Roman grinned and ran out from the spawn point again, ready for action. Roman got a few kills on the bots while Rush practiced some of his faster moves against the bots on Roman’s team.
“You’re doing great,” Rush said about halfway through the game. “If you ask me, playing bots can be harder than playing real people. Bots are less predictable, you know? The AI is never as good as a human brain, so they do stupid things you don’t expect.”
Just then, Rush ran around a corner and slammed into Roman, who had been standing in the middle of an alley looking at his weapon options. Roman panicked so badly that he dropped a sticky grenade on the ground right on Rush’s foot, completely by accident, and Rush was laughing so hard that it killed him before he could compose himself enough to react.
Roman looked at Rush in wide-eyed terror.
How could he have been so stupid? How could he have gotten so caught up in the game that he forgot to keep his head down and stay out of trouble? Now Rush was going to be mad and hate him and never be his friend again.
“I’m sorry!” Roman blurted out.
But no angry red bees flew at his head.
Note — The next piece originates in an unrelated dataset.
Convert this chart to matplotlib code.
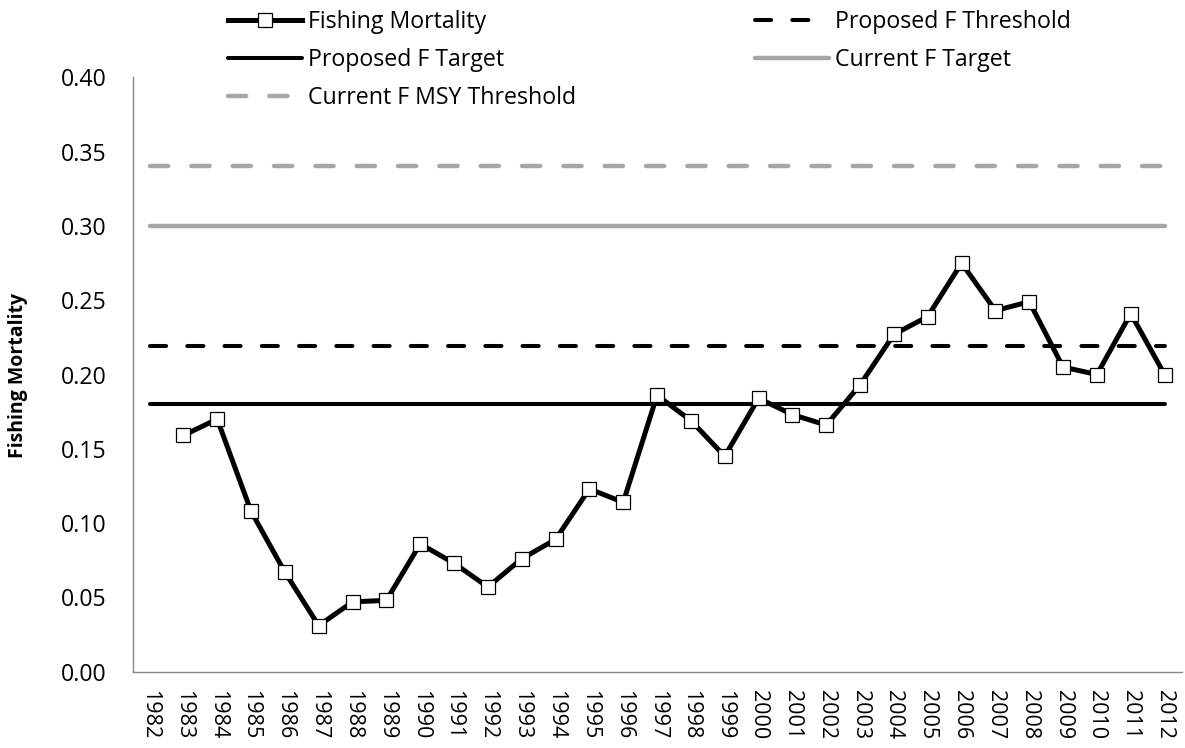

No punches flew at his ribs. Rush just sat there, staring at him in confusion.
“For what?”
“For killing you,” Roman said, his voice small and uncertain.
But Rush only laughed. “Dude, that’s the point of the game! You got me! Good job!”
Roman just stared at him, still coming down from the shock of it, and Rush watched him for a few moments in silence.
“OK, I’ll tell you what,” Rush said gently. “It’s getting kind of late. And you’re probably just getting tired. Why don’t you call it for the night? But now that you’ve gotten your first official kill, I can’t let you crash until we give you a tag.”
“A tag?” Roman asked, glad for the distraction, as Rush pulled them out of the game.
“Yeah, a gamer tag. It’s like a nickname. It’s what other gamers call you.”
“Oh,” Roman said. “OK. What should mine be?”
“Well, that’s what we have to figure out. It should kind of capture you, you know? Like who you are. What’s your favorite thing to do? Besides dropping grenades on my foot, I mean.”
Roman laughed and felt a little more of his tension drain away.
“I like drawing,” Roman admitted shyly. “You wanna see?”
“Sure!” Rush said.
So Roman went and got his light sketchpad. Rush started flipping through the pages, expecting nothing more than a little kid’s awkward renditions of houses and cars and trees, but he slowed down almost immediately, amazed at the seamless blending of realism and imagination.
“Who’s this?” he asked, pointing at a young girl standing in a ray of mottled sunshine, with translucent fairy wings growing out of her back. Even drawn in black and white, somehow the feel of summer—of sunshine and forest and green leaves filtering the light through a vibrant, living canopy—came through perfectly.
“That’s my sister, Shaquiya.” He pronounced the middle syllable like the word ‘why’ with a k in front of it: Shuh-KWHY-uh.
“She’s beautiful,” Rush told him.
“She is,” Roman confirmed.
“Yeah, OK, so we definitely have to make it something about drawing. But a gamer tag has to sound cool, too. So we can’t just call you ‘Draw.’ Art… no… pencils… pens… paper…”
As he continued with the word associations, Rush closed the pad in his hands, preparing to hand it back to Roman, and noticed for the first time the lettering on the cover: ‘Sketchpad.’